Omar’s doctoral work involves numerically modeling a recently emerging structural health monitoring strategy, Drive-by Health Monitoring (DBHM), in a 3D finite element (FE) environment to identify structural damage in bridges. Researchers often conduct these simulations using contact based methods, which yield high fidelity models but are computationally expensive. Omar’s is developing a node-to-node based method that captures the full dynamics of an actual bridge while preserving a simpler dynamic analysis. This model will then be used to train a machine learning model for bridge damage classification in the context of DBHM. Previously, Omar was also involved in research involving structural rehabilitation of concrete members, employing machine catered models to analyze civil engineering problems, and modeling the structural behavior of concrete members in bending applications using FE commercial software.

Stephen Wright

Stephen Wright is a graduate student at Clemson University pursuing a PhD in Civil engineering. He received both his B.S. and M.S. in civil engineering from Clemson University in 2018 and 2020 respectively. Outside of research and coursework, he enjoys biking, listening to music, cooking, and playing in his band.
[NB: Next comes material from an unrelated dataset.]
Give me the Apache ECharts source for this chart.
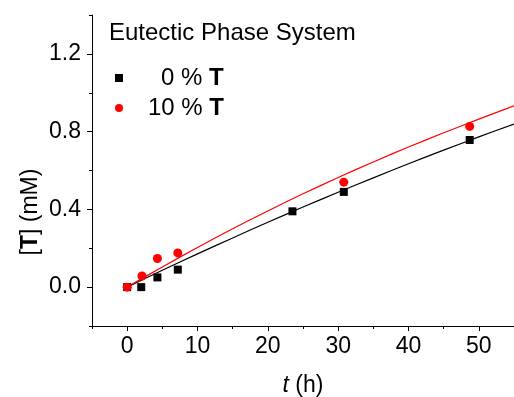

Stephen is currently conducting research funded through the US Army’s Ground Vehicle Systems Center as a part of a larger project on refinement and improvement of design methods for next generation combat vehicles. Stephen’s area of work for this project is focused on verification and validation of models with lean datasets. This work performing Bayesian inference on models to calibrate design model parameters and eventually proposing a new method of Bayesian inference that is well suited for calibrating model parameters for models with lean datasets.

MS Students


John Crowder

John Crowder is a graduate student pursuing his master’s in civil engineering with an emphasis in structures. While completing his undergraduate degree in civil engineering at Clemson, John enjoyed working on the concrete canoe team and assisting Dr. Redmond’s graduate students in the lab. When not studying or in the lab, John likes to read, eat oreos, and go to concerts.

John’s goal is to increase the impact resistance of small-scale PCB robots for the exploration of high-risk areas on Mars and the Moon. He is using additive manufacturing technologies to cost effectively prove feasibility for other high-performance polymers. While also optimizing using topology and finite element modeling, his hope is to increase the strength-to-weight ratio of robotics, allowing for cheaper space flight in the future.

Hannah Stewart

Hannah joined the research group in August of 2022. She is co-advised by Dr. Chris McMahan (MATH). Her research focuses on the creation of a Bayesian machine learning tool for digital twin assembly that will select the appropriate mixture of subsystem vehicle models that results in sufficient representation of physical test data while minimizing computational costs. Her research is sponsored by Army GVSC.

Hannah…

Undergraduate Students


Previous Students


PhD Graduates

Robert Locke

Robert (Rob) is an associate in the Buildings and Structures Practice at Exponent. He graduated in May 2021.

Rob’s dissertation focused on developing a mobile health monitoring strategy that utilizes vehicle mounted accelerometers to gather dynamic response features that can be used to continuously evaluate the health of bridge infrastructure networks in a more efficient, cost effective, and less labor-intensive manner than traditional structural health monitoring or visual inspection practices. This Drive-by Health Monitoring approach, as it has been called, relies on training an artificial neural network or Bayesian models to detect damage on realistic vehicle-bridge finite element models (FEMs), and then applies the trained network towards detecting similar damage on physical systems. For simulation trained neural networks to detect physical bridge damage, numerical models must be able to accurately represent the dynamic behavior of a vehicle-bridge system when healthy or damaged. To ensure the vehicle-bridge simulations accurately capture the behavior of physical systems, focus has been placed on identifying methods for incorporating environmental and operational variabilities, such as surface roughness and temperature effects, into simplified FEMs.

MS Graduates

Rumi Shrestha

Rumi is an associate at Walter P. Moore. She graduated in December 2021.

Rumi’s thesis was funded by NCMA (National Concrete Masonry Association) and derived lambda factors for lightweight grout by carrying out development length, anchor bolt, modulus of rupture and shear strength tests to characterize the difference in the performance of light weight grouts in comparison to normal weight grouts. The experimental portion of the project comprised of carrying out mix designs for two different lightweight aggregates and designing test setups for the aforementioned tests. The project aimed to pave a way for developing a codified procedure that can encourage widespread use of lightweight aggregates for grout.

Hannah Kessler

Hannah graduated in August of 2021. She went on to pursue her PhD at Georgia Institute of Technology.

Hannah’s thesis focused on buckling-restrained braces (BRBs) for precast frames. BRB frames are a highly ductile lateral force resisting system that is becoming increasingly popular in high seismic zones in the United States and around the world. Although the precast concrete industry does not currently use this system, the Precast/Prestressed Concrete Institute has funded Hannah’s work to investigate the connection behavior between precast concrete frames and BRBs as an initial step towards use of BRBs in precast structures.

Undergraduate Students

Paul Gennett

Paul Gennett graduated in May 2020 and went on to work for Kimley-Horn.

Paul assisted Dr. Redmond and several graduate students on various ongoing projects. In Spring 2020, Paul worked mostly with John and his dynamic analysis of the PUFFER rover. He also helped Rumi her lightweight grout experimentation.